• What you have to do:
Go through the entries one line at a time, and gather every line that has the word "this".

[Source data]
┄┄┄┄┄┄┄┄┄┄┄┄┄┄┄┄┄┄┄┄
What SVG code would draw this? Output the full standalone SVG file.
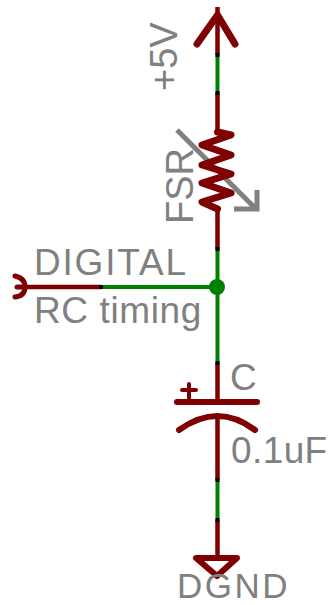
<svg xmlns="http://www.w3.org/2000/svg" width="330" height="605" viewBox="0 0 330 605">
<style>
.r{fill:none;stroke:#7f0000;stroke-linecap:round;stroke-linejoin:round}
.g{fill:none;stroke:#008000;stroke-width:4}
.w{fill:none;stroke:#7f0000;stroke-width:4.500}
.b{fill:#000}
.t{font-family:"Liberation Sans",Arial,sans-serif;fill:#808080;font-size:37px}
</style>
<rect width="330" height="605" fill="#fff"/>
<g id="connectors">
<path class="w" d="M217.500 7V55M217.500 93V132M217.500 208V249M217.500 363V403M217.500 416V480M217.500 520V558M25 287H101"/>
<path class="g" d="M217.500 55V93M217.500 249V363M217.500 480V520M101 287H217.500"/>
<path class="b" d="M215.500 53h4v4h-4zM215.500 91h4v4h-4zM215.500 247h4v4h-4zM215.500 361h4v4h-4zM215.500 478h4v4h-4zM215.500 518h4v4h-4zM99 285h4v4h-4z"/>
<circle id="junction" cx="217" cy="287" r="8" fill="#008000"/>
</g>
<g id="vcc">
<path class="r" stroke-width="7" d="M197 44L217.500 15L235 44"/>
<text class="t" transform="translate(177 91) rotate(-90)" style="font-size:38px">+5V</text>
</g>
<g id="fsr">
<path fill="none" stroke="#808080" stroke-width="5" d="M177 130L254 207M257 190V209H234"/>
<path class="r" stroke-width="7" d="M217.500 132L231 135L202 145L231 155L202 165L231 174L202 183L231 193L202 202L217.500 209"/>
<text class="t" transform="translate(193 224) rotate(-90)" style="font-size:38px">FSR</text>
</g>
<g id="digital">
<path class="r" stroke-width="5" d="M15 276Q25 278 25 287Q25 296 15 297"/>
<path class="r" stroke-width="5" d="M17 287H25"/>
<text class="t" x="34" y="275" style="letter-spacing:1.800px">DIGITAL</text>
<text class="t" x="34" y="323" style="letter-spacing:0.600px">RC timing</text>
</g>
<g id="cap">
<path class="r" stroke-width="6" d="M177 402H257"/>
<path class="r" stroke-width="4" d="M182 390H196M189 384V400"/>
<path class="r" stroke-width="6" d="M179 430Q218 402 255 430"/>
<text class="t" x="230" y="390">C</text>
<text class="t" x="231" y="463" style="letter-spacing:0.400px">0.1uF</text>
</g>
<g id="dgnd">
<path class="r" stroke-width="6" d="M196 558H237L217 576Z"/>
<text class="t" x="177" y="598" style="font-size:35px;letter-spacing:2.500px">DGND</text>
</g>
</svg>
┄┄┄┄┄┄┄┄┄┄┄┄┄┄┄┄┄┄┄┄
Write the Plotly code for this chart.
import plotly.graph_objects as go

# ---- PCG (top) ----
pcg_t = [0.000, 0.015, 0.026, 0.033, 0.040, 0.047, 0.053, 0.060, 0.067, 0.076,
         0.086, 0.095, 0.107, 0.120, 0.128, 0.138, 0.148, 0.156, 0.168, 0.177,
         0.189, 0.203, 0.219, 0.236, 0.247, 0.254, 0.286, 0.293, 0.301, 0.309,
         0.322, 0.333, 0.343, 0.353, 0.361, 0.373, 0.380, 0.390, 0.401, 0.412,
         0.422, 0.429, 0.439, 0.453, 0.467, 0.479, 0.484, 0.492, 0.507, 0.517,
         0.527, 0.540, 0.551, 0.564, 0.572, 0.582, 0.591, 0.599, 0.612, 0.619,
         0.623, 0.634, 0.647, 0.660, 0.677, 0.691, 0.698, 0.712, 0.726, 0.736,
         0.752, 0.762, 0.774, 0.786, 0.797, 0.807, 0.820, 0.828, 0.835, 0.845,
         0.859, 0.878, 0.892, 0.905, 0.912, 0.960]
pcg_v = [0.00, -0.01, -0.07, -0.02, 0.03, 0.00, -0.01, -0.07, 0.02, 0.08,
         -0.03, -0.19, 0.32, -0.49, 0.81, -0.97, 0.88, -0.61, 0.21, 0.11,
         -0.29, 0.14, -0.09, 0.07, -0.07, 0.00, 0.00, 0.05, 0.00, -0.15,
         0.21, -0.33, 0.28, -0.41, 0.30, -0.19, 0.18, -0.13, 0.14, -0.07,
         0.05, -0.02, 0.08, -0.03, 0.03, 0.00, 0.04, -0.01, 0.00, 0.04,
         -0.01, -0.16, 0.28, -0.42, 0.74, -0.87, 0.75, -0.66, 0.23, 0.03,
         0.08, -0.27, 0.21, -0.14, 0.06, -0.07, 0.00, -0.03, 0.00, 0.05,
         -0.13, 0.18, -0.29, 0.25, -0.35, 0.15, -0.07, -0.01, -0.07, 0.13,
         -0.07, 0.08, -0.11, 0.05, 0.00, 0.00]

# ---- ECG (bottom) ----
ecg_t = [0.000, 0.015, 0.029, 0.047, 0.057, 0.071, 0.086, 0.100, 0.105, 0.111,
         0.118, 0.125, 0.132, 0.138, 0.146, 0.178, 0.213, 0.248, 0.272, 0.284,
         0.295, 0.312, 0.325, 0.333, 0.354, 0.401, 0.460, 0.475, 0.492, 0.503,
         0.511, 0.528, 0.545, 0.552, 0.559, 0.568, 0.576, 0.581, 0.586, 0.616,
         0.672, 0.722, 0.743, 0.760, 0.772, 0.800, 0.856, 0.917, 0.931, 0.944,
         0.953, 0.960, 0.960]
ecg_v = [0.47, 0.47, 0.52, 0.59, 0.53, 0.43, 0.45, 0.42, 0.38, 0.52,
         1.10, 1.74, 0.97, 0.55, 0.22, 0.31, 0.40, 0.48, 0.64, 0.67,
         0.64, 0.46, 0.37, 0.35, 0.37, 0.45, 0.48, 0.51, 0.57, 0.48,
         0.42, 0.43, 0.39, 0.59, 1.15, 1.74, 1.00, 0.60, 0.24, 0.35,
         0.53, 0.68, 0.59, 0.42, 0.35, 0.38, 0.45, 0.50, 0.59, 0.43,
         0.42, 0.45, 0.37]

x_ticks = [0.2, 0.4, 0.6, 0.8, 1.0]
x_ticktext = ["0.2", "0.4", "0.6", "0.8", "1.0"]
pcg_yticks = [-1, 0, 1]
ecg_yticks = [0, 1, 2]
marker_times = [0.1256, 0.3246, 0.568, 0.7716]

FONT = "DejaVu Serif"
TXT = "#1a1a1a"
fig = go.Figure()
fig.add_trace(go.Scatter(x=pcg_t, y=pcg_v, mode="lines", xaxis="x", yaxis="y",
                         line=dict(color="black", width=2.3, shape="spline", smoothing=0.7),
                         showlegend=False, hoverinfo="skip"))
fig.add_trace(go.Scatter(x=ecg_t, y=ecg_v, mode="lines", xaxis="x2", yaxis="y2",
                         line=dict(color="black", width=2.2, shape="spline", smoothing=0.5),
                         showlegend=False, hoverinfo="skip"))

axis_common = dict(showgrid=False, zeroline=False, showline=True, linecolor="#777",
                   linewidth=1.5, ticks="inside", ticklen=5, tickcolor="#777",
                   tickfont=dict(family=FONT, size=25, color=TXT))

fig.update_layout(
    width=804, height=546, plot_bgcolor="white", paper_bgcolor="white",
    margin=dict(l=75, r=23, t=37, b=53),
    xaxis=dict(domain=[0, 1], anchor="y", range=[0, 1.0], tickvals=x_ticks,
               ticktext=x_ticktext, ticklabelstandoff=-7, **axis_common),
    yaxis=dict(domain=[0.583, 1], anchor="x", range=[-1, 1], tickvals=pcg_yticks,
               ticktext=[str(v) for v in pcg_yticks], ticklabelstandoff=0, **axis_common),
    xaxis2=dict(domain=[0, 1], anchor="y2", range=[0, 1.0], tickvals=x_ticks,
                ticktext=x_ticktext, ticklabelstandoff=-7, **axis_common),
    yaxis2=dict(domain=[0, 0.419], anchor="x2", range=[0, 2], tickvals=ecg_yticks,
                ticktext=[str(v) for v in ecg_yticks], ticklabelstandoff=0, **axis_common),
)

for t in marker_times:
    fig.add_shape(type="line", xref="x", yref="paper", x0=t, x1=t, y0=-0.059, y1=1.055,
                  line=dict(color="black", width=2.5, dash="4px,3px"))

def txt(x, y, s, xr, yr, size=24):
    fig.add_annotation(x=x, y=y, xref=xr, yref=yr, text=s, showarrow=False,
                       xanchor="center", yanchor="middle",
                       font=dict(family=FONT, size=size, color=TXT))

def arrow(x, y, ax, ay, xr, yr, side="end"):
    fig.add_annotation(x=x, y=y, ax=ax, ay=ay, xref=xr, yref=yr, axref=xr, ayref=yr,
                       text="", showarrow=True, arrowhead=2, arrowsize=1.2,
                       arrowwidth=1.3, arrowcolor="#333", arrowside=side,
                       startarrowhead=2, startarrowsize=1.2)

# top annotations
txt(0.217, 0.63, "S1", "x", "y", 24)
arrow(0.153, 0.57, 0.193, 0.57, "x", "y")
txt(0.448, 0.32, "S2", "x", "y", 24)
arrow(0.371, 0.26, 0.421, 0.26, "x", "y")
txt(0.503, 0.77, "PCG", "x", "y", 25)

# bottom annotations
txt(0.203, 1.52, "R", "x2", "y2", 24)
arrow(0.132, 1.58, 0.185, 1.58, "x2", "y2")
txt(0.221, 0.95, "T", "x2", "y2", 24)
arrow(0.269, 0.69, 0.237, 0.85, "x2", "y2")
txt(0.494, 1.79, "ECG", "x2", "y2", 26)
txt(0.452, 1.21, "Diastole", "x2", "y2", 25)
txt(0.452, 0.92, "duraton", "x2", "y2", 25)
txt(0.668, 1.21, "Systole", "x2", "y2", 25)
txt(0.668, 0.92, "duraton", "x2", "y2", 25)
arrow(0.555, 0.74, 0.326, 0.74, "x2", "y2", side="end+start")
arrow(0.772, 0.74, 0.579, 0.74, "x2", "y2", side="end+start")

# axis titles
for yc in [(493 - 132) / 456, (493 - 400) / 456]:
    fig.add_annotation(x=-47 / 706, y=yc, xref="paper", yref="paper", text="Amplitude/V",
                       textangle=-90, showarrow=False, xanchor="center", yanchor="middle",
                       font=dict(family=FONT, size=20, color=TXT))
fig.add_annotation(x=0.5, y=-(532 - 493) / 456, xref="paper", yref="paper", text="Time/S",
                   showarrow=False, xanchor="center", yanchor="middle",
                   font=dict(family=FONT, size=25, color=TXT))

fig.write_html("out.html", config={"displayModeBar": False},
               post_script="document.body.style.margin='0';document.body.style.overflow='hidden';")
┄┄┄┄┄┄┄┄┄┄┄┄┄┄┄┄┄┄┄┄
• Solution below:
What SVG code would draw this? Output the full standalone SVG file.
Write the Plotly code for this chart.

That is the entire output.